The recent report of some NGOs citing the death of over 125 children less than six years of age due to malnutrition in the tribal belt of Madhya Pradesh is certainly an alarming aspect that the government needs to address at the earliest possible. Though the state government is in denial mode terming the death caused due to some severe diseases, a comprehensive plan to curb it is yet to be formulated.
Madhya Pradesh being among the state with highest child mortality rate in India has been served with several programmes including the Bal Sanjeevani campaign in operation from 2001, but that seems to be dry down under corruption. As per reports, as many as 80 infants have died in two tribal blocks of Satna and Khandwa districts suffering from various diseases as a result of undernutrition.
The death of such a large number of children in the past five months certainly indicates the failure of various ongoing government programmes including National Health Mission, National Nutrition Mission, National Rural Employment Guarantee Scheme and foremost one is the Integrated Child Development Services Scheme (ICDSS).

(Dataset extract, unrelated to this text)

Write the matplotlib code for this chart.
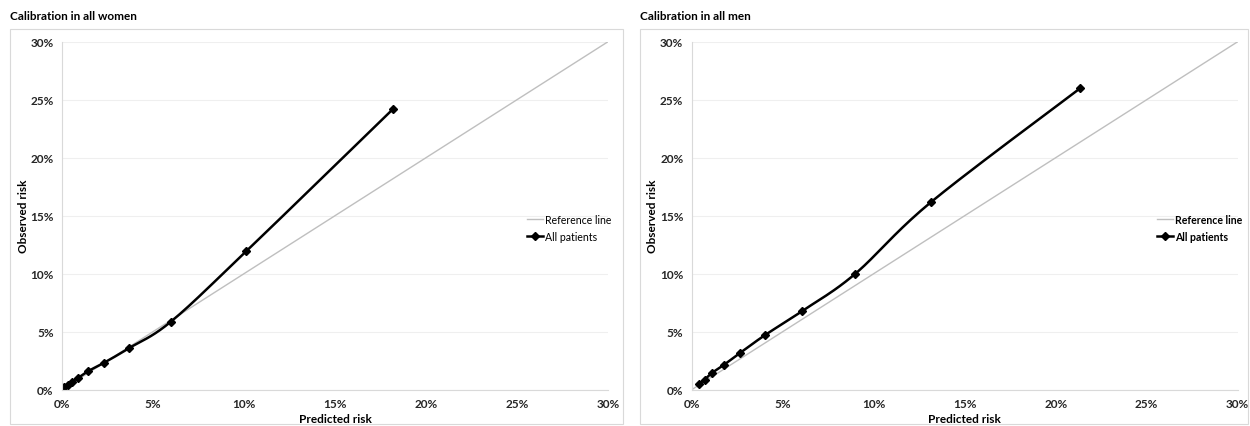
import numpy as np
import matplotlib
matplotlib.use("Agg")
from matplotlib import pyplot as plt
from matplotlib.patches import Rectangle
from matplotlib.ticker import FuncFormatter, MultipleLocator

plt.rcParams['font.family'] = ['Lato', 'DejaVu Sans']

# predicted vs observed risk (%) per risk group
women_pred = [0.13, 0.31, 0.53, 0.90, 1.45, 2.33, 3.68, 5.98, 10.12, 18.19]
women_obs = [0.21, 0.40, 0.69, 1.03, 1.61, 2.34, 3.58, 5.86, 11.93, 24.2]
men_pred = [0.40, 0.71, 1.11, 1.76, 2.65, 4.03, 6.07, 8.97, 13.17, 21.34]
men_obs = [0.49, 0.86, 1.44, 2.13, 3.16, 4.71, 6.78, 9.97, 16.2, 25.98]
ref_line = [0, 30]

titles = ['Calibration in all women', 'Calibration in all men']


def smooth(xs, ys, n=20):
    # Catmull-Rom curve through the points, like a spreadsheet "smoothed line"
    p = np.column_stack([xs, ys]).astype(float)
    p = np.vstack([p[0], p, p[-1]])
    out = []
    for i in range(1, len(p) - 2):
        p0, p1, p2, p3 = p[i - 1], p[i], p[i + 1], p[i + 2]
        t = np.linspace(0, 1, n, endpoint=False)[:, None]
        seg = 0.5 * ((2 * p1) + (-p0 + p2) * t + (2 * p0 - 5 * p1 + 4 * p2 - p3) * t ** 2
                     + (-p0 + 3 * p1 - 3 * p2 + p3) * t ** 3)
        out.append(seg)
    out.append(p[-2][None, :])
    out = np.vstack(out)
    return out[:, 0], out[:, 1]


fig = plt.figure(figsize=(12.5, 4.27), dpi=100)

# chart frames
for x0, w in [(10, 613), (640, 608)]:
    fig.add_artist(Rectangle((x0 / 1250, 2 / 427), w / 1250, (427 - 30 - 2) / 427,
                             transform=fig.transFigure, fill=False,
                             edgecolor='#d9d9d9', linewidth=0.8))

panels = [(62 / 1250, women_pred, women_obs, 10, 'normal'),
          (691.7 / 1250, men_pred, men_obs, 640, 'bold')]

for k, (left, xp, yo, tx, legw) in enumerate(panels):
    ax = fig.add_axes([left, 1 - 390.7 / 427, 546 / 1250, 348 / 427])
    ax.plot(ref_line, ref_line, color='#bfbfbf', lw=1.0, label='Reference line')
    sx, sy = smooth(xp, yo)
    ax.plot(sx, sy, color='black', lw=1.8, label='_nolegend_')
    ax.plot(xp, yo, 'D', color='black', ms=4, label='_nolegend_')
    ax.plot([], [], color='black', lw=1.8, marker='D', ms=4, label='All patients')

    ax.set_xlim(0, 30)
    ax.set_ylim(0, 30)
    ax.xaxis.set_major_locator(MultipleLocator(5))
    ax.yaxis.set_major_locator(MultipleLocator(5))
    pct = FuncFormatter(lambda v, _: f'{v:.0f}%')
    ax.xaxis.set_major_formatter(pct)
    ax.yaxis.set_major_formatter(pct)
    ax.tick_params(length=0, labelsize=8.5, colors='#262626', pad=6)
    for lab in ax.get_xticklabels() + ax.get_yticklabels():
        lab.set_fontweight('bold')
    ax.grid(axis='y', color='#efefef', lw=0.8)
    ax.set_axisbelow(True)
    for s in ['top', 'right']:
        ax.spines[s].set_visible(False)
    for s in ['left', 'bottom']:
        ax.spines[s].set_color('#d9d9d9')
        ax.spines[s].set_linewidth(0.8)

    ax.set_xlabel('Predicted risk', fontsize=8.5, fontweight='bold', labelpad=3)
    ax.set_ylabel('Observed risk', fontsize=8.5, fontweight='bold', labelpad=1)

    ax.legend(loc='center left', bbox_to_anchor=(0.852, 0.465), frameon=False,
              borderpad=0, borderaxespad=0,
              handlelength=1.5, handletextpad=0.2, labelspacing=0.6,
              prop={'size': 7.6, 'weight': legw})

    fig.text(tx / 1250, 1 - 16 / 427, titles[k], fontsize=8.5, fontweight='bold',
             va='center', ha='left')

fig.savefig('out.png', dpi=100)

India’s Integrated Child Development Services (ICDS), a centrally sponsored scheme, which first came into force in 1975 to improve the nutritional and health status of children especially of rural, tribal and slum areas is yet to achieve the same.
Despite making child nutrition a central concept in national policies, the prevalence of underweight children in India is highest in the world. Again even though it has been concentrated to some particular regions and sections only, the respective administration is yet to come up with some well-planned implementation strategy to ensure the same.
According to a UNICEF report poor nutrition has now become a global epidemic contributing to more than one-third of the over all 9.2 million under-five child deaths. In a recent statement, the UN organisation has stated that though the child deaths has declined by 27 percent over the last 17 years but there are an estimated 148 million undernourished children in the developing world; India constitutes a large portion.
As far as India is concerned, lack of ‘political will’ results with no effective, efficient and equitable implementation of various programmes. Furthermore, socio-economic, demographic and geographic inequalities in undernutrition require more specific approach in nutrition policy to address the whole.
There is an urgent need to review the entire child development programme making them more effective in terms of quality of service delivery, reaching more and more villages, better target in age group, community participation and a better monitoring service. Or else, a double digit economic growth is unlikely to lower the number of malnutrition cases substantially with regards to the Millennium Development Goal.